I was procrastinating. I had the movie in my head, but I wasn't writing it. But I noticed this trend in my life, which was that I was showing up to lunch meetings or business meetings, but I wasn't showing up to meet myself. So I wrote a note next to my bed — this is so corny, but I wrote, "Mike! You have an appointment at Café Pedlar at 7 a.m. with your mind!" It's so corny, and I would show up! I never didn't show up, and I wrote this movie [in] spurts of essentially three hours, like I'd write from 7 a.m. to 10 a.m., and the reason why I would do that is because I was essentially barely awake. Because I feel like that moment, at 7 to 10 a.m., you're not afraid of the world yet.

On why he doesn't go to screenings of Don't Think Twiceanymore

I can't watch it anymore because I get too choked up. It's very emotional for me, much more so than Sleepwalk With Me. Sleepwalk With Me ... never got to me in the way that [ Don't Think Twice] does, because it's really these six characters that Keegan[-Michael Key] and Gillian [Jacobs] and Kate [Micucci] and Tami [Sagher] and Chris [Gethard] and I play. They're not me — they're these people who I believe exist. And I cry every time. I mean, I have nothing against crying, I just don't want to do it every day. I feel like once a week is fine, but if it becomes every day, after a while people are like, "Mike, what's going on with you?"

On how getting in a car accident inspired him to get married

In the wake of that accident — it turned out to be a drunk driver, and I assumed that that driver would pay for my car, but it wasn't that. It was the opposite. Somehow in the paperwork and the police work or whatever, I was made to pay for the other driver's car. The unfairness of it really spun me out. I ended up in this crazy — I mean, I got a subscription on NetDetective.com, where I'm looking up the other driver's name and I considered calling him at one point, directly, being like, "This is insane!" And there's lawyers involved, and it really spun me out, and at a certain point I realized that this is not going to resolve.

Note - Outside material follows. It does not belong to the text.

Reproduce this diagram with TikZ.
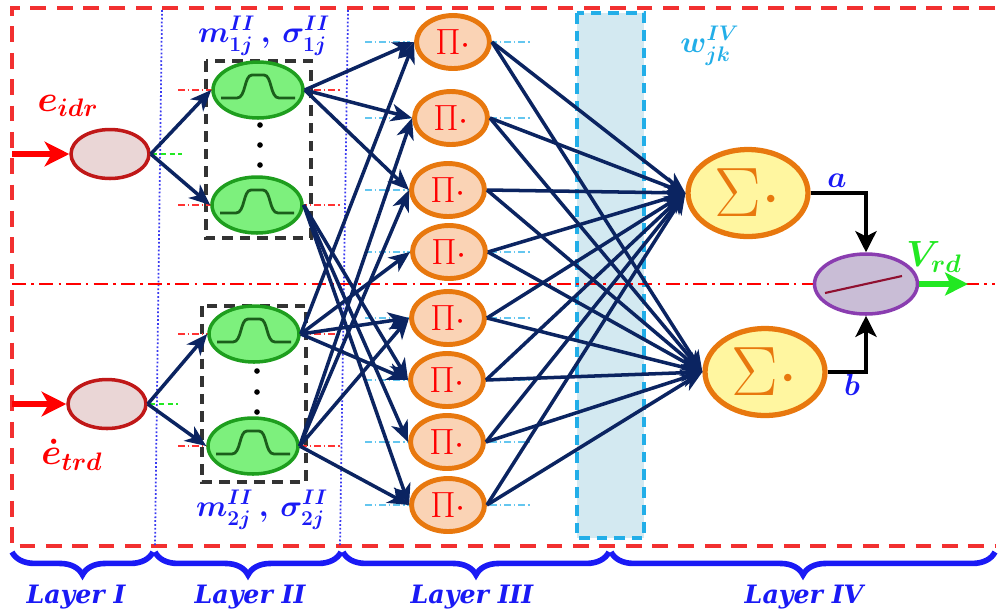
\documentclass[tikz,border=0pt]{standalone}
\usepackage{fontspec}
\newfontfamily\labfont{DejaVu Serif}
\usetikzlibrary{arrows.meta,shapes.geometric,decorations.pathreplacing,calc}

\definecolor{navy}{HTML}{0B2461}
\definecolor{framered}{HTML}{F23030}
\definecolor{inred}{HTML}{C01818}
\definecolor{inpink}{HTML}{EAD6D6}
\definecolor{mfgreen}{HTML}{7DF07D}
\definecolor{mfborder}{HTML}{1E9E1E}
\definecolor{bellgreen}{HTML}{1B5E1B}
\definecolor{orangeb}{HTML}{E8780E}
\definecolor{peach}{HTML}{FAD3B5}
\definecolor{sumyellow}{HTML}{FFF6A0}
\definecolor{outpurple}{HTML}{8A3DB0}
\definecolor{outfill}{HTML}{C9BDD6}
\definecolor{outline}{HTML}{901030}
\definecolor{labblue}{HTML}{1A1AF5}
\definecolor{wcyan}{HTML}{22AEE8}
\definecolor{wfill}{HTML}{D3E9F1}
\definecolor{vgreen}{HTML}{22E822}
\definecolor{dotblue}{HTML}{3A3AF0}

\begin{document}
\begin{tikzpicture}[x=0.02cm,y=-0.02cm,
  inputnode/.style={ellipse,draw=inred,fill=inpink,line width=2pt,
    minimum width=1.56cm,minimum height=0.98cm,inner sep=0pt},
  mfnode/.style={ellipse,draw=mfborder,fill=mfgreen,line width=2pt,
    minimum width=1.8cm,minimum height=1.12cm,inner sep=0pt},
  prodnode/.style={ellipse,draw=orangeb,fill=peach,line width=2.8pt,
    minimum width=1.46cm,minimum height=1.06cm,inner sep=0pt,text=red,
    font=\huge},
  sumnode/.style={ellipse,draw=orangeb,fill=sumyellow,line width=3pt,
    minimum width=2.4cm,minimum height=1.74cm,inner sep=0pt,text=orangeb,
    font=\Huge},
  outnode/.style={ellipse,draw=outpurple,fill=outfill,line width=2pt,
    minimum width=2.06cm,minimum height=1.2cm,inner sep=0pt},
  link/.style={navy,line width=2pt,
    -{Stealth[length=12pt,width=10pt,inset=3.5pt]}},
  inarrow/.style={red,line width=3.4pt,
    -{Stealth[length=14pt,width=14pt,inset=4pt]}},
  outarrow/.style={black,line width=2.2pt,
    -{Stealth[length=12pt,width=12pt,inset=3pt]}},
  vrdarrow/.style={vgreen,line width=3.4pt,
    -{Stealth[length=13pt,width=13pt,inset=3pt]}},
  mfbox/.style={draw=black!80,line width=2.2pt,dash pattern=on 6pt off 4pt},
  wbox/.style={draw=wcyan,fill=wfill,line width=2.2pt,dash pattern=on 6pt off 4pt},
  layerline/.style={dotblue,line width=1pt,dash pattern=on 1pt off 1.2pt},
  frame/.style={framered,line width=2pt,dash pattern=on 9pt off 6pt},
  midline/.style={red,line width=1.2pt,dash pattern=on 8pt off 3pt on 1.5pt off 3pt},
  brace/.style={labblue,line width=3.2pt,
    decorate,decoration={brace,mirror,amplitude=13pt}},
  layerlab/.style={text=labblue,font=\labfont\bfseries\itshape\Large},
  mathlab/.style={font=\boldmath\LARGE},
  redmark/.style={red!80,line width=0.6pt,dash pattern=on 4pt off 1.5pt on 1pt off 1.5pt},
  cyanmark/.style={wcyan!70,line width=0.6pt,dash pattern=on 4pt off 1.5pt on 1pt off 1.5pt},
  greenmark/.style={vgreen,line width=0.8pt,dash pattern=on 3pt off 2pt},
  bellline/.style={bellgreen,line width=1.6pt},
  bell/.pic={\draw[bellline] (-37,8) -- (-21,8)
      .. controls (-12,8) and (-14,-15) .. (-6,-15) -- (6,-15)
      .. controls (14,-15) and (12,8) .. (21,8) -- (37,8);}
]
\useasboundingbox (0,0) rectangle (1000,610);

% outer frame, layer separators and the weight band
\draw[frame] (995,8) -- (12,8) -- (12,546) -- (995,546);
\draw[layerline] (162,10) -- (155,546);
\draw[layerline] (348,10) -- (340,546);
\draw[wbox] (577,13) rectangle (644,538);
\draw[midline] (12,284) -- (995,284);

% layer I: inputs
\node[inputnode] (x1) at (110,154) {};
\node[inputnode] (x2) at (107,404) {};
\coordinate (c1) at (12,154);
\coordinate (c2) at (12,404);
\draw[inarrow] (c1) -- (x1.west);
\draw[inarrow] (c2) -- (x2.west);
\node[text=red,font=\boldmath\huge] (lx1) at (68,106) {$e_{idr}$};
\node[text=red,font=\boldmath\huge] (lx2) at (72,455) {$\dot{e}_{trd}$};
\draw[greenmark] (152,154) -- (182,154);
\draw[greenmark] (150,404) -- (178,404);

% layer II: membership functions
\draw[mfbox] (206,61) rectangle (311,238);
\draw[mfbox] (202,306) rectangle (306,482);
\foreach \n/\yy in {g1/90,g2/205,g3/334,g4/446}{
  \draw[redmark] (178,\yy) -- (212,\yy);
  \draw[redmark] (300,\yy) -- (342,\yy);
}
\node[mfnode] (g1) at (258,90) {};
\node[mfnode] (g2) at (257,205) {};
\node[mfnode] (g3) at (254,334) {};
\node[mfnode] (g4) at (253,446) {};
\foreach \n in {g1,g2,g3,g4} \pic at (\n) {bell};
\foreach \yy in {125,145,165} \fill (260,\yy) circle (1.6pt);
\foreach \yy in {371,392,412} \fill (257,\yy) circle (1.6pt);
\node[text=labblue,mathlab] (lm1) at (264,36) {$m^{II}_{1j}\,,\,\sigma^{II}_{1j}$};
\node[text=labblue,mathlab] (lm2) at (262,510) {$m^{II}_{2j}\,,\,\sigma^{II}_{2j}$};

\draw[link] (x1.east) -- (g1.west);
\draw[link] (x1.east) -- (g2.west);
\draw[link] (x2.east) -- (g3.west);
\draw[link] (x2.east) -- (g4.west);

% layer III: rule nodes
\foreach \i/\xx/\yy in {1/453/42,2/451/118,3/448/190,4/449/252,
                        5/448/318,6/447/380,7/447/442,8/448/505}{
  \draw[cyanmark] (365,\yy) -- (410,\yy);
  \draw[cyanmark] (490,\yy) -- (530,\yy);
  \node[prodnode] (p\i) at (\xx,\yy) {$\Pi\cdot$};
}

\foreach \g/\p in {g1/p1,g1/p2,g1/p3,
                   g2/p6,g2/p7,g2/p8,
                   g3/p1,g3/p4,g3/p5,g3/p6,
                   g4/p2,g4/p3,g4/p5,g4/p8}
  \draw[link] (\g.east) -- (\p.west);

% layer IV: weighted sums and output
\node[sumnode] (s1) at (748,193) {\scalebox{1.6}{$\Sigma\cdot$}};
\node[sumnode] (s2) at (765,372) {\scalebox{1.6}{$\Sigma\cdot$}};
\foreach \i in {1,...,8}{
  \draw[link] (p\i.east) -- (s1.west);
  \draw[link] (p\i.east) -- (s2.west);
}
\node[text=wcyan,mathlab] (lw) at (710,46) {$w^{IV}_{jk}$};

\node[outnode] (out) at (866,284) {};
\draw[outline,line width=1.2pt] ($(out.center)+(-41,9)$) -- ($(out.center)+(36,-8)$);
\draw[outarrow] (s1.east) -| (out.north);
\draw[outarrow] (s2.east) -| (out.south);
\node[text=labblue,mathlab] (la) at (837,181) {$a$};
\node[text=labblue,mathlab] (lb) at (852,385) {$b$};
\coordinate (vend) at (968,284);
\draw[vrdarrow] (out.east) -- (vend);
\node[text=vgreen,font=\boldmath\huge] (lv) at (934,257) {$V_{rd}$};

% layer braces
\draw[brace] (12,552) -- (153,552);
\draw[brace] (155,552) -- (341,552);
\draw[brace] (343,552) -- (609,552);
\draw[brace] (611,552) -- (995,552);
\node[layerlab] (l1) at (76,597) {Layer I};
\node[layerlab] (l2) at (250,597) {Layer II};
\node[layerlab] (l3) at (472,597) {Layer III};
\node[layerlab] (l4) at (804,597) {Layer IV};
\end{tikzpicture}
\end{document}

My now-wife, Jenny, who is much more calm and wise than I am, said, "I think you should give up the case and pay for the guy's car." And I said, "Why?" And she said, "I'm just so glad you're alive and I think we should focus on that." ...

I gave up the case and I paid for his car, and then a few months later we went to city hall and got married. And I still don't believe in the idea of marriage, but I believe in her, and I've given up on the idea of being right.